Maggie loved the smell of hashish in the house: pungent, good, clean. They grammed out the load on the O’haus, checked the weight against the boy’s figures. There it is. Almost three hundred. Not quite. No problemo.
The phone started ringing the day before. Is it there? When can I get some? Front me t
wenty pounds? Will you? Ten? Shit, I can do ten in a heartbeat. Gimme twenty. Shit. Fuck. Okay. I’ll do ten. But you hold me fifty. It’s done already. No shit, Hank. It is. They all said it. They all meant it. Shuck fuck jived it.

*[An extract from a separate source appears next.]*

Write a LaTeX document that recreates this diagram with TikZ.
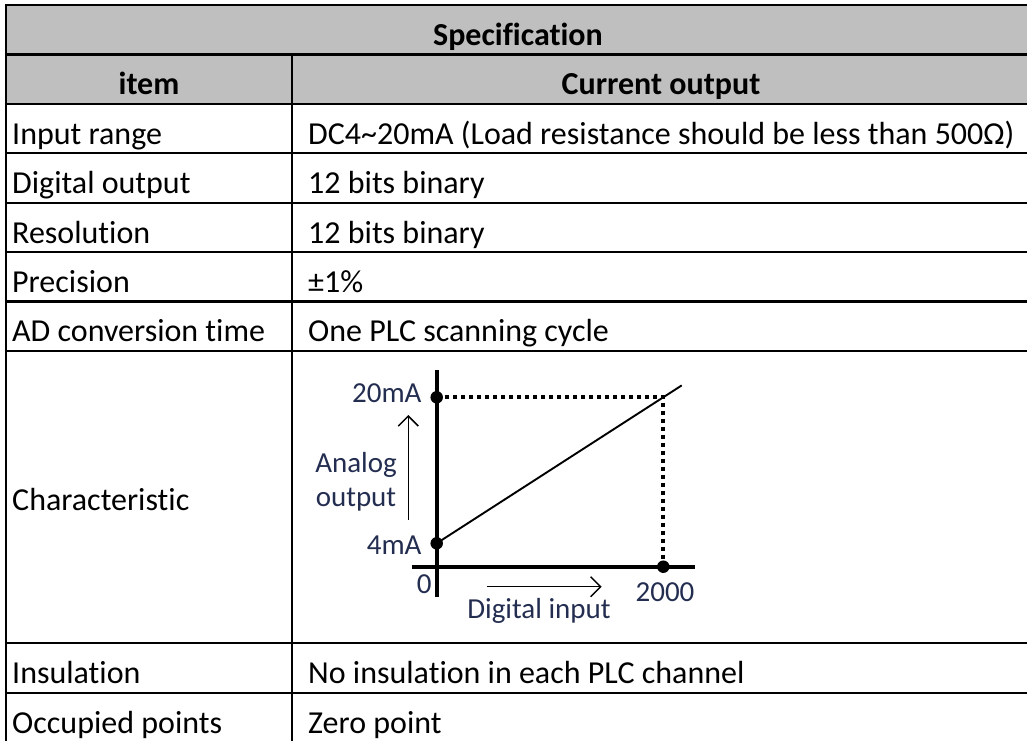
\documentclass[tikz,border=0pt]{standalone}
\usepackage{fontspec}
\setmainfont{Carlito}[Ligatures={NoCommon}]
\usetikzlibrary{arrows.meta}
\definecolor{headgray}{RGB}{191,191,191}
\definecolor{chartlabel}{RGB}{35,45,80}

\begin{document}
\begin{tikzpicture}[x=1pt,y=-1pt,
  rule/.style={line width=2.2pt},
  cell/.style={anchor=base west,inner sep=0pt,font=\fontsize{32}{38}\selectfont},
  head/.style={anchor=base,inner sep=0pt,font=\fontsize{32}{38}\selectfont\bfseries},
  axisline/.style={line width=4.3pt},
  guide/.style={line width=3.8pt,dash pattern=on 3.8pt off 4.2pt},
  ptdot/.style={circle,fill=black,inner sep=0pt,minimum size=12.5pt},
  lbl/.style={inner sep=0pt,text=chartlabel,font=\fontsize{29}{34}\selectfont},
  thinarrow/.style={line width=1.5pt,-{Straight Barb[length=10pt,width=20pt,line width=1.5pt]}},
]
\useasboundingbox (0,0) rectangle (1027,740);

% header shading
\fill[headgray] (6,5) rectangle (1030,103.8);

% table rules
\foreach \y in {5,54.4,103.8,153.2,202.6,252,301.4,350.8,643.2,692.6}
  \draw[rule] (4.9,\y) -- (1032,\y);
\draw[rule] (6,3.9) -- (6,745);
\draw[rule] (291.7,54.4) -- (291.7,745);

% header texts
\node[head] (spec) at (518,45.4) {Specification};
\node[head] (item) at (149,94.8) {item};
\node[head] (curout) at (661,94.8) {Current output};

% first column
\node[cell] (r1) at (12,144.2) {Input range};
\node[cell] (r2) at (12,193.6) {Digital output};
\node[cell] (r3) at (12,243) {Resolution};
\node[cell] (r4) at (12,292.4) {Precision};
\node[cell] (r5) at (12,341.8) {AD conversion time};
\node[cell] (r6) at (12,510) {Characteristic};
\node[cell] (r7) at (12,683.6) {Insulation};
\node[cell] (r8) at (12,733) {Occupied points};

% second column
\node[cell] (v1) at (308,144.2) {DC4\textasciitilde 20mA (Load resistance should be less than 500Ω)};
\node[cell] (v2) at (308,193.6) {12 bits binary};
\node[cell] (v3) at (308,243) {12 bits binary};
\node[cell] (v4) at (308,292.4) {±1\%};
\node[cell] (v5) at (308,341.8) {One PLC scanning cycle};
\node[cell] (v7) at (308,683.6) {No insulation in each PLC channel};
\node[cell] (v8) at (308,733) {Zero point};

% characteristic chart
\coordinate (ytop) at (436.7,370);
\coordinate (ybot) at (436.7,597);
\coordinate (xleft) at (411.7,566.7);
\coordinate (xright) at (695,566.7);
\coordinate (corner) at (663.3,397.3);
\coordinate (lineend) at (681.7,385.4);
\coordinate (uptail) at (408.3,520);
\coordinate (uptip) at (408.3,415);
\coordinate (rtail) at (486.7,586.7);
\coordinate (rtip) at (601.7,586.7);

\draw[axisline] (ybot) -- (ytop);
\draw[axisline] (xleft) -- (xright);

\node[ptdot] (p20) at (436.7,397.3) {};
\node[ptdot] (p4) at (436.7,543.3) {};
\node[ptdot] (p2000) at (663.3,566.7) {};

\draw[guide] (p20.center) -- (corner) -- (p2000.center);
\draw[line width=1.9pt] (p4.center) -- (lineend);

\draw[thinarrow] (uptail) -- (uptip);
\draw[thinarrow] (rtail) -- (rtip);

\node[lbl,anchor=base east] (l20) at (421.7,402.7) {20mA};
\node[lbl,anchor=base east] (l4) at (421.7,554) {4mA};
\node[lbl,anchor=base east] (l0) at (431.7,593.3) {0};
\node[lbl,anchor=base] (l2000) at (665,601.7) {2000};
\node[lbl,anchor=base] (ldig) at (539,618.3) {Digital input};
\node[lbl,anchor=base] (lana) at (356,472.7) {Analog};
\node[lbl,anchor=base] (lout) at (356,506.7) {output};
\end{tikzpicture}
\end{document}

After the stash in the closet reduced to personal proportions, Maggie began to think about thought again.
Do you love me …
CHAPTER 23
Santa Cruz, California
AFTER LUCY’S ARREST, GARY MERCHANT had moved north to the slow town of Santa Cruz, leaving behind his oils, palettes, semi-finished canvases. His creative energies focused on discovering medicinal qualities in foods, herbs, and the benefits of vegetarian living. After landing a job in a health food store, his eye for color and composition transferred to shelves of dry goods and the presentation of organic produce grown by independent farmers in the fertile valleys above Monterey Bay. He arranged the red of tomatoes next to the green of bell peppers, then rimmed the green with soft yellow squash that highlighted the orange and yellow of citrus and the subtle hues of fruits: peach, apricot, plum, mango. They all showed off under Gary’s attentive eye. Soon he managed the store, figured out the profit margins, discovered sources of bulk rices and grains and nuts and the need for a wholesaler in the area. He had plenty of energy to invest; what he didn’t have was capital. Not enough. So that’s how it began.